— START Records provided —
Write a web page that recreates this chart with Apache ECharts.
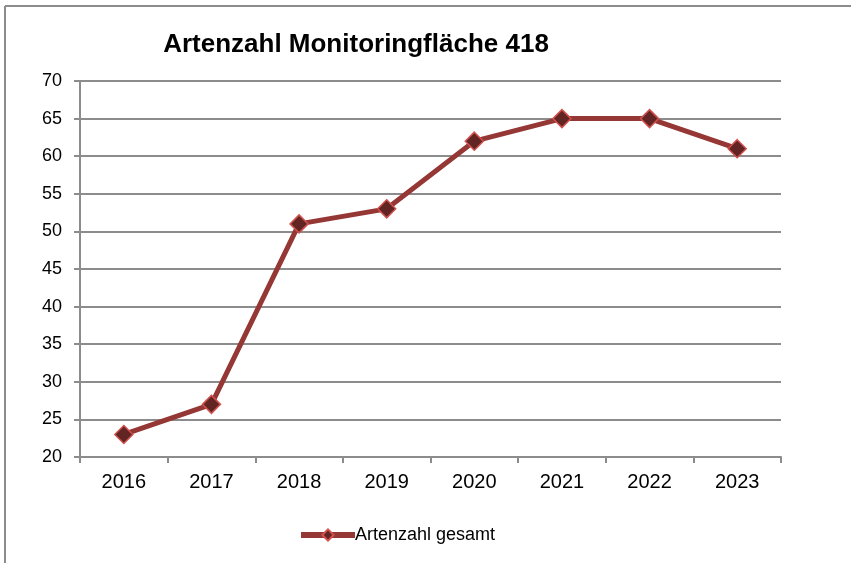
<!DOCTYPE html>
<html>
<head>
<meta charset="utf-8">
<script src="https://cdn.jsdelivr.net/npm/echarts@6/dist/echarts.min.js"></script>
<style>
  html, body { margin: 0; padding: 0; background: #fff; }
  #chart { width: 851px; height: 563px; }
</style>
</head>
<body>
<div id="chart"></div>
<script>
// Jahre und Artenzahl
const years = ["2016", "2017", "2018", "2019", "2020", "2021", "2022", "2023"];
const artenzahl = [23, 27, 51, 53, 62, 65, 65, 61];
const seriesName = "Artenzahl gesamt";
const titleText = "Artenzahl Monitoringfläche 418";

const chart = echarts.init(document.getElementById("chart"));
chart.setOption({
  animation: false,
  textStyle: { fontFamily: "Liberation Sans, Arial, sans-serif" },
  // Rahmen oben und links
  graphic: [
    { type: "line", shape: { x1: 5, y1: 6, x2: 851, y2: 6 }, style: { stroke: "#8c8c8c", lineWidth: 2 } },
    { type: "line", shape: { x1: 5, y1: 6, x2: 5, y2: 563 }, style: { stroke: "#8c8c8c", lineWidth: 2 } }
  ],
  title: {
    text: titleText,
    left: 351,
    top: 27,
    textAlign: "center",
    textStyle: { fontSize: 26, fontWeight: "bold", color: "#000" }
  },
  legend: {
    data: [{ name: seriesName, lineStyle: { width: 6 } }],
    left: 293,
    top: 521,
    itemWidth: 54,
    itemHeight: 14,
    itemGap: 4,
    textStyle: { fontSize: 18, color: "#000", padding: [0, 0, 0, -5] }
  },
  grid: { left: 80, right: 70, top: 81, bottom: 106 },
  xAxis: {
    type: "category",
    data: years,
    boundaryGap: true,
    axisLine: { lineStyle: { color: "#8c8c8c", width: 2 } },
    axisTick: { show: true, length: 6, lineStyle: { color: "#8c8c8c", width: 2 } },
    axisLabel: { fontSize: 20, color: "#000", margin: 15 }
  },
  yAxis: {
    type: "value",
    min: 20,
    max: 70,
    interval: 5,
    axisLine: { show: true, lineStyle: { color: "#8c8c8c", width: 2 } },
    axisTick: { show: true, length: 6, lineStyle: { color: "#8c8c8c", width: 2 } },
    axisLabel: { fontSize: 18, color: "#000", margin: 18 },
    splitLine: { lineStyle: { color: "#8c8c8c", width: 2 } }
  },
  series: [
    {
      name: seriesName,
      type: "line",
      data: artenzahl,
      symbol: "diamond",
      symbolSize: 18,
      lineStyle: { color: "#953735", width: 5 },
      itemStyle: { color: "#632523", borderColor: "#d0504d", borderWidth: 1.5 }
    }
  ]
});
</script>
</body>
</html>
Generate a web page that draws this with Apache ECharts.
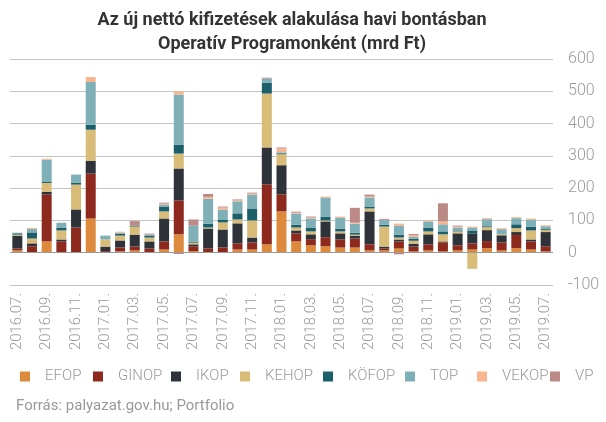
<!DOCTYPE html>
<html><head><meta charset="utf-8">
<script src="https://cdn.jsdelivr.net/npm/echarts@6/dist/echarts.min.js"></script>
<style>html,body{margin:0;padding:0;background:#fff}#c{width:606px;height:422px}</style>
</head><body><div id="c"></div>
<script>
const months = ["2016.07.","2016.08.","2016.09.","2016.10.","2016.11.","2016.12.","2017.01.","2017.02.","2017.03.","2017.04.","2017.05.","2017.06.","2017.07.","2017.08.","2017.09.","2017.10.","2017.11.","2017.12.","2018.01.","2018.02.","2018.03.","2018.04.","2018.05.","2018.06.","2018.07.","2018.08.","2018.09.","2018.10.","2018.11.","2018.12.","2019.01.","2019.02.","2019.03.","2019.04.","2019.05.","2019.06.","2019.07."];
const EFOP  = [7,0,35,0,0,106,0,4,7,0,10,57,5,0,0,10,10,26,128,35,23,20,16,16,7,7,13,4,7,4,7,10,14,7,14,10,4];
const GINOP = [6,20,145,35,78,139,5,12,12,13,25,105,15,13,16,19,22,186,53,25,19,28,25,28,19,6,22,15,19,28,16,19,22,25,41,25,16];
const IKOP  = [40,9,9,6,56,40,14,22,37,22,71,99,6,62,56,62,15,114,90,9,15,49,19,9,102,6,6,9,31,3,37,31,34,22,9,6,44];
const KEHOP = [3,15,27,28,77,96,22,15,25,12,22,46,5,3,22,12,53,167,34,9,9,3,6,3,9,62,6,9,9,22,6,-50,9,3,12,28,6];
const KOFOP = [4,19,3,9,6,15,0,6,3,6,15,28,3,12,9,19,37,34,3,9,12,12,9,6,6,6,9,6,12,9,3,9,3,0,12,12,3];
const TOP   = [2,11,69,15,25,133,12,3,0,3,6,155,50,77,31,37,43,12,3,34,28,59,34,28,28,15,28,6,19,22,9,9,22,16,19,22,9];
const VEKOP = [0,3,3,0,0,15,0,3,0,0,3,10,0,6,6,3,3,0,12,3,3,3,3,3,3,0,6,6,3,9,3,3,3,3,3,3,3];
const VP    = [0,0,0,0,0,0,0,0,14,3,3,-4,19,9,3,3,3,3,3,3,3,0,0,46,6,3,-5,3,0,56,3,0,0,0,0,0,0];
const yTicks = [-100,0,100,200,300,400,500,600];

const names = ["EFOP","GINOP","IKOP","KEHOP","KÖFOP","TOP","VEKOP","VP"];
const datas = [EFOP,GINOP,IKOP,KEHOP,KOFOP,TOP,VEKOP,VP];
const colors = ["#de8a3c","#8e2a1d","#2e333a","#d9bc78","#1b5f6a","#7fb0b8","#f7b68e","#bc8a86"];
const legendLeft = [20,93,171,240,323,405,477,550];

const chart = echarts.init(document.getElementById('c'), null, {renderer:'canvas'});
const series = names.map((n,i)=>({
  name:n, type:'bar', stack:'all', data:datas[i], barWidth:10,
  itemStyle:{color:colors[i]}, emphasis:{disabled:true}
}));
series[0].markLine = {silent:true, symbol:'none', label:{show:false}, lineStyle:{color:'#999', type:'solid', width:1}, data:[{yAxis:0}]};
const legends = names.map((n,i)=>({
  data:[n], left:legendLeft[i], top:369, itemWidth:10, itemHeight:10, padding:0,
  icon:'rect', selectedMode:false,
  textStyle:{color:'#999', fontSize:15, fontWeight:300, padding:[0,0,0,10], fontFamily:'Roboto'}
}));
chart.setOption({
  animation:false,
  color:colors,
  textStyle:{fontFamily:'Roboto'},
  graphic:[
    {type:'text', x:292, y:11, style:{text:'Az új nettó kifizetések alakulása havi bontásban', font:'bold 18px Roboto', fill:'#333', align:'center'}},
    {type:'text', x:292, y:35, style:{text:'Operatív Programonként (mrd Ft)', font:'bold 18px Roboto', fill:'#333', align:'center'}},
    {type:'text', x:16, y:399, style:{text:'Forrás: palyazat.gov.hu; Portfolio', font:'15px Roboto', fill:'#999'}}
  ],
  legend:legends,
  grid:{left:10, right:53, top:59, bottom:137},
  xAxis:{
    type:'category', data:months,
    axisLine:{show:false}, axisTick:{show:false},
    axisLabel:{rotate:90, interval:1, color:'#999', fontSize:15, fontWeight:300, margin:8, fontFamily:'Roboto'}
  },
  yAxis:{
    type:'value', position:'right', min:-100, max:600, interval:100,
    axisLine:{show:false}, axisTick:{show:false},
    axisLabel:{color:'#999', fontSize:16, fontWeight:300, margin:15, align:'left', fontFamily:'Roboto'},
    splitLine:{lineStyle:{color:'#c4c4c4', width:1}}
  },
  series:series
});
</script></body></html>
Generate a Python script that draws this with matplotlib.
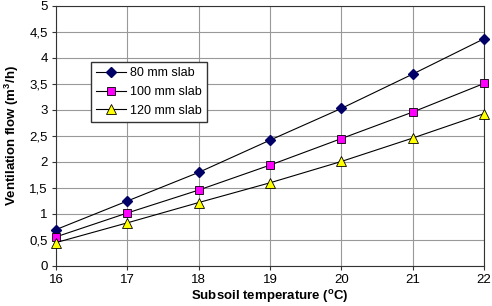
— END Records provided —
** The exercise **
Start at the line that contains "Generate a web", stop at the line that contains "const legendLeft = [20,93,171,240,323,405,477,550];", and reproduce each line in that stretch exactly. Pictures are excluded.

** Solution to this problem **
Generate a web page that draws this with Apache ECharts.
<!DOCTYPE html>
<html><head><meta charset="utf-8">
<script src="https://cdn.jsdelivr.net/npm/echarts@6/dist/echarts.min.js"></script>
<style>html,body{margin:0;padding:0;background:#fff}#c{width:606px;height:422px}</style>
</head><body><div id="c"></div>
<script>
const months = ["2016.07.","2016.08.","2016.09.","2016.10.","2016.11.","2016.12.","2017.01.","2017.02.","2017.03.","2017.04.","2017.05.","2017.06.","2017.07.","2017.08.","2017.09.","2017.10.","2017.11.","2017.12.","2018.01.","2018.02.","2018.03.","2018.04.","2018.05.","2018.06.","2018.07.","2018.08.","2018.09.","2018.10.","2018.11.","2018.12.","2019.01.","2019.02.","2019.03.","2019.04.","2019.05.","2019.06.","2019.07."];
const EFOP  = [7,0,35,0,0,106,0,4,7,0,10,57,5,0,0,10,10,26,128,35,23,20,16,16,7,7,13,4,7,4,7,10,14,7,14,10,4];
const GINOP = [6,20,145,35,78,139,5,12,12,13,25,105,15,13,16,19,22,186,53,25,19,28,25,28,19,6,22,15,19,28,16,19,22,25,41,25,16];
const IKOP  = [40,9,9,6,56,40,14,22,37,22,71,99,6,62,56,62,15,114,90,9,15,49,19,9,102,6,6,9,31,3,37,31,34,22,9,6,44];
const KEHOP = [3,15,27,28,77,96,22,15,25,12,22,46,5,3,22,12,53,167,34,9,9,3,6,3,9,62,6,9,9,22,6,-50,9,3,12,28,6];
const KOFOP = [4,19,3,9,6,15,0,6,3,6,15,28,3,12,9,19,37,34,3,9,12,12,9,6,6,6,9,6,12,9,3,9,3,0,12,12,3];
const TOP   = [2,11,69,15,25,133,12,3,0,3,6,155,50,77,31,37,43,12,3,34,28,59,34,28,28,15,28,6,19,22,9,9,22,16,19,22,9];
const VEKOP = [0,3,3,0,0,15,0,3,0,0,3,10,0,6,6,3,3,0,12,3,3,3,3,3,3,0,6,6,3,9,3,3,3,3,3,3,3];
const VP    = [0,0,0,0,0,0,0,0,14,3,3,-4,19,9,3,3,3,3,3,3,3,0,0,46,6,3,-5,3,0,56,3,0,0,0,0,0,0];
const yTicks = [-100,0,100,200,300,400,500,600];

const names = ["EFOP","GINOP","IKOP","KEHOP","KÖFOP","TOP","VEKOP","VP"];
const datas = [EFOP,GINOP,IKOP,KEHOP,KOFOP,TOP,VEKOP,VP];
const colors = ["#de8a3c","#8e2a1d","#2e333a","#d9bc78","#1b5f6a","#7fb0b8","#f7b68e","#bc8a86"];
const legendLeft = [20,93,171,240,323,405,477,550];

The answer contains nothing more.